##### GIVEN MATERIAL

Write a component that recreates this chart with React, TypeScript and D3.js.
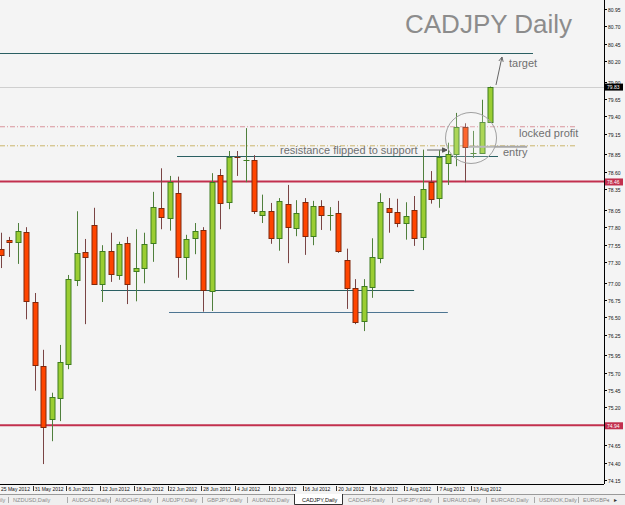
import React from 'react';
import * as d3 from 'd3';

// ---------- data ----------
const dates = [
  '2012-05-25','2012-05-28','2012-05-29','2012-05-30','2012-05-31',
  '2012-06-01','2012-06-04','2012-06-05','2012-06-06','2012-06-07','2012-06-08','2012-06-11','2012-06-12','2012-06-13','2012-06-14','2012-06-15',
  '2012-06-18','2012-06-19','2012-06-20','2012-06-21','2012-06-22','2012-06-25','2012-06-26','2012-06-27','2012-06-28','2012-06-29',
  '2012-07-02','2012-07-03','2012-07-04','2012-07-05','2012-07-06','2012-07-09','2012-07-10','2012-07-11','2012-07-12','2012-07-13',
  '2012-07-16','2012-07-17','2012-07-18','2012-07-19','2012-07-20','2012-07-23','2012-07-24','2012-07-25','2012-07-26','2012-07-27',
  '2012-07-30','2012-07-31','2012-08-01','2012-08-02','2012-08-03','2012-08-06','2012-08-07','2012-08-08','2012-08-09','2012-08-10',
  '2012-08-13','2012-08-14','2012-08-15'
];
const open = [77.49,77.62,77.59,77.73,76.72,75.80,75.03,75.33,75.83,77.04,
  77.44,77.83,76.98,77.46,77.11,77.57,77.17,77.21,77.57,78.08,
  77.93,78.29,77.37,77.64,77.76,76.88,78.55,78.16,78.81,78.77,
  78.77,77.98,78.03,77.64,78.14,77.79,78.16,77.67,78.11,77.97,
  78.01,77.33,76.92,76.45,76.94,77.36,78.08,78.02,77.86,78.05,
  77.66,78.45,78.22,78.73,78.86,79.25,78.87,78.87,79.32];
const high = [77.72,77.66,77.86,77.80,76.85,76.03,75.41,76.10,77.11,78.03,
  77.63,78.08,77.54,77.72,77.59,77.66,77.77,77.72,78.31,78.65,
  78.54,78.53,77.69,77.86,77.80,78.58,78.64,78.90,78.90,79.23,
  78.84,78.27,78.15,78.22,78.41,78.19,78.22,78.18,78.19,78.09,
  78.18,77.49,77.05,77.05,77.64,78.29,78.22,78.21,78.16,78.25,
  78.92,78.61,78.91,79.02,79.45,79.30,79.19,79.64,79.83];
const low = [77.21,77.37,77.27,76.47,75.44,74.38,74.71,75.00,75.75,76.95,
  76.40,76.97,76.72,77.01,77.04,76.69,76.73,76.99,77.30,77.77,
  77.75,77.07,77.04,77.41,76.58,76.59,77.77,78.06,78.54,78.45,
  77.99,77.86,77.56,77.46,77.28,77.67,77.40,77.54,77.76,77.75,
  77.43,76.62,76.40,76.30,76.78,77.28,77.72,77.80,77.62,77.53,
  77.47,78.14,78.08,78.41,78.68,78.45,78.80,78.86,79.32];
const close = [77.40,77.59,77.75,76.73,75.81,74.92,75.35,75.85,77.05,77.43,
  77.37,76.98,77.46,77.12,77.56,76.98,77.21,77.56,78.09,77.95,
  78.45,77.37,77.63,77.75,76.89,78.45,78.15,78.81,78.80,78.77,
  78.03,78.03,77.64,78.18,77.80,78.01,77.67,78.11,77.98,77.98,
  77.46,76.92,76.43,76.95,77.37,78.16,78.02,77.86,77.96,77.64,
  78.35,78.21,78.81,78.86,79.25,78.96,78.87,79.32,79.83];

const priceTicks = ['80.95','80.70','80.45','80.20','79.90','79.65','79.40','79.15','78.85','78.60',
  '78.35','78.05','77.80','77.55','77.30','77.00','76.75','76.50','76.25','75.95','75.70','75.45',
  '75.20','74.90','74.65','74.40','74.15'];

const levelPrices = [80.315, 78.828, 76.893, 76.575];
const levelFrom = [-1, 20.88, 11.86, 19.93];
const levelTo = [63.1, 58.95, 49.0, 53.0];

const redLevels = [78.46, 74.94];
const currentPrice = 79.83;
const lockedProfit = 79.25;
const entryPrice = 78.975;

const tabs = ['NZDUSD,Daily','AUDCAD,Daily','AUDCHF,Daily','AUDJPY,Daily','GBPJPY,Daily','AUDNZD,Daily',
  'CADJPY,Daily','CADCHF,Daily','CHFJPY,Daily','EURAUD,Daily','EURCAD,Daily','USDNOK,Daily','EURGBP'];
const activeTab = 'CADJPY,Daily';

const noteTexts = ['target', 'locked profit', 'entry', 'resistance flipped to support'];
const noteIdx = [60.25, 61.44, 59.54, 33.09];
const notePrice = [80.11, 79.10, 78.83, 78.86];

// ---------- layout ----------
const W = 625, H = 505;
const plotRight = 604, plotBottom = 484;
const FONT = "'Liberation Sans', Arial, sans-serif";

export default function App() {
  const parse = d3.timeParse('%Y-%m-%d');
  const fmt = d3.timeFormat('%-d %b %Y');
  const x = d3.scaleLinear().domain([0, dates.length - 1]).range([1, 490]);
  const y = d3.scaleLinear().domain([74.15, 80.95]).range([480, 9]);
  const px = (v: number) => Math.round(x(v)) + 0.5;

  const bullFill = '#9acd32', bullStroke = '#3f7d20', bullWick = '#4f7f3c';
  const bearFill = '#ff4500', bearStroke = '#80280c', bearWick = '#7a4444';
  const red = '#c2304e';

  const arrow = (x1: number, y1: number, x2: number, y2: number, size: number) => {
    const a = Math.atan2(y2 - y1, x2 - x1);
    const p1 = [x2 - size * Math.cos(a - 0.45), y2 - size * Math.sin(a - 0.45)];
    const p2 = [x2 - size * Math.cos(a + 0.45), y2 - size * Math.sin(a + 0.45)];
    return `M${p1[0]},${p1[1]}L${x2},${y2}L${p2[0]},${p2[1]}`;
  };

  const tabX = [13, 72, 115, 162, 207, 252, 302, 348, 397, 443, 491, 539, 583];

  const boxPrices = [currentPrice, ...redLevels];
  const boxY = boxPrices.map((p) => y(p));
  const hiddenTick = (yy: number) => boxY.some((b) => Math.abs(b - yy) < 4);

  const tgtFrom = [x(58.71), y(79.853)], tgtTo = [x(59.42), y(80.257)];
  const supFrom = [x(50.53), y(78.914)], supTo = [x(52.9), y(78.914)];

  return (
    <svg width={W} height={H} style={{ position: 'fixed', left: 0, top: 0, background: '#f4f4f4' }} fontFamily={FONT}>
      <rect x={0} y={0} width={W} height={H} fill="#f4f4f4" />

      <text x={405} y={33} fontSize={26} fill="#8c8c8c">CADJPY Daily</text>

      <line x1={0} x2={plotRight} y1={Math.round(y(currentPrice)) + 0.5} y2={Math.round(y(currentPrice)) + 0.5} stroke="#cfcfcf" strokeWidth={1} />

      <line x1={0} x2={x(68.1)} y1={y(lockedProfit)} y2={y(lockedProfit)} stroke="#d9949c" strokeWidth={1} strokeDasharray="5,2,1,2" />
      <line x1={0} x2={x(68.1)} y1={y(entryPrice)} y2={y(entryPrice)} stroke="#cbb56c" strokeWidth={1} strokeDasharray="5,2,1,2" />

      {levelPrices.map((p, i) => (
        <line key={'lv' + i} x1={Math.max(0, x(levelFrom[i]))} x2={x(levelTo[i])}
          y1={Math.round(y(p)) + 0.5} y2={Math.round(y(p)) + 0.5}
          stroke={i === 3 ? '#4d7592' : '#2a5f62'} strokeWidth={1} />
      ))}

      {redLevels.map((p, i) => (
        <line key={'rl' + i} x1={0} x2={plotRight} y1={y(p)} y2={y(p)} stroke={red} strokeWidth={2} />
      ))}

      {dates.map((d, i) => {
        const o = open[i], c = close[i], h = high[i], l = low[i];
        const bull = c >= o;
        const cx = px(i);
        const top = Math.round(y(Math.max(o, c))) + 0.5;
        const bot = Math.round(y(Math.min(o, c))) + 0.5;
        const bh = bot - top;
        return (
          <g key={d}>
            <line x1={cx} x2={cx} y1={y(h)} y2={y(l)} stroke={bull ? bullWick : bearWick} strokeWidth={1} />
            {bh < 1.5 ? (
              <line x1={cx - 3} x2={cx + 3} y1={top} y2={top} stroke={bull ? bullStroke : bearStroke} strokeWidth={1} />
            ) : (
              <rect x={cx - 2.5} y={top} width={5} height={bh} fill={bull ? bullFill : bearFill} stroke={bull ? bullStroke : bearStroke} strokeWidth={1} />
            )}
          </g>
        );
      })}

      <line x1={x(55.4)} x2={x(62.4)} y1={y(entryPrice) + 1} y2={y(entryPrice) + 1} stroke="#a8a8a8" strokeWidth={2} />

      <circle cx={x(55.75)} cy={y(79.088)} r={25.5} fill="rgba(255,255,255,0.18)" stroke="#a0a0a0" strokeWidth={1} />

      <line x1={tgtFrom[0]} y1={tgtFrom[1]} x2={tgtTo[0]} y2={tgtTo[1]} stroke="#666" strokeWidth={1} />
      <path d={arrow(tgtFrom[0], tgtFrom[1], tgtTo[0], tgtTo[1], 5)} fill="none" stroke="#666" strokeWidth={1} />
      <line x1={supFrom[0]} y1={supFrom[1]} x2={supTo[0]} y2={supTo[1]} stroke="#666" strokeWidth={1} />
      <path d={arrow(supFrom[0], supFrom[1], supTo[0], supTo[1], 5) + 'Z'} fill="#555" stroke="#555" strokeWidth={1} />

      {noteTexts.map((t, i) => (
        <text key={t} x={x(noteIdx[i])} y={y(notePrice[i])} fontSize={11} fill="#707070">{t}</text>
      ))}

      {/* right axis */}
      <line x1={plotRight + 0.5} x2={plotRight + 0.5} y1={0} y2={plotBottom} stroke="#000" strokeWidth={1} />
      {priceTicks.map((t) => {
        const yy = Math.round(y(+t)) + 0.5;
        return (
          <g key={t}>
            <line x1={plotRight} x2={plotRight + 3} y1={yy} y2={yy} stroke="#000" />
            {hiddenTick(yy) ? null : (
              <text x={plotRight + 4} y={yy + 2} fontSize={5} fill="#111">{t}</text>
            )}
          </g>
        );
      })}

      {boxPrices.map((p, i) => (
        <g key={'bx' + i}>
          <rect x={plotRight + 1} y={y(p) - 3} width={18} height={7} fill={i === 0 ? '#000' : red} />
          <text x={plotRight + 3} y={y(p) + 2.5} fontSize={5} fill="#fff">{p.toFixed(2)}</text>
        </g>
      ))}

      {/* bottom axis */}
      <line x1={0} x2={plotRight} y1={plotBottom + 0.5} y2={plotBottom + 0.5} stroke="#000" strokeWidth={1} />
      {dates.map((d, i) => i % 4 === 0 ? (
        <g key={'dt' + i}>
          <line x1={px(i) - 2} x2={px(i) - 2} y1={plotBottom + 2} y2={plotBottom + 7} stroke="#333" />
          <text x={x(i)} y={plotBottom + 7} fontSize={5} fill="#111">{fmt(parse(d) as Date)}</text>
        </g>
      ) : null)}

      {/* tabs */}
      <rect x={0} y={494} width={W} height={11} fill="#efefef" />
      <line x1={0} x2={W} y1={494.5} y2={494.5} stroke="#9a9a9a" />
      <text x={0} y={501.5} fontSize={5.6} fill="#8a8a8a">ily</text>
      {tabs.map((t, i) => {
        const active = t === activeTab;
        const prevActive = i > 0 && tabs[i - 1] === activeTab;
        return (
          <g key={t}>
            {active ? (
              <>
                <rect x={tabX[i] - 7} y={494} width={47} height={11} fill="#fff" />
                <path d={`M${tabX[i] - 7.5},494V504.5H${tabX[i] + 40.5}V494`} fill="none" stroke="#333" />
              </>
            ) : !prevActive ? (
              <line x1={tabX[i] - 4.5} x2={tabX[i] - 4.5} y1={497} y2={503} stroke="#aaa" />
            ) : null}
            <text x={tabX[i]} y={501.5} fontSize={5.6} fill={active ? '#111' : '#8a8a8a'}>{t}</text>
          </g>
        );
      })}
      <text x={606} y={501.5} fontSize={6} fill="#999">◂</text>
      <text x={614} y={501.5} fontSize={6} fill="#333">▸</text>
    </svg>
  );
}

##########

Return the material line for line, from its beginning to the line that contains "import * as d3 from 'd3';", with the pictures left out.

TASK SOLUTION
Write a component that recreates this chart with React, TypeScript and D3.js.
import React from 'react';
import * as d3 from 'd3';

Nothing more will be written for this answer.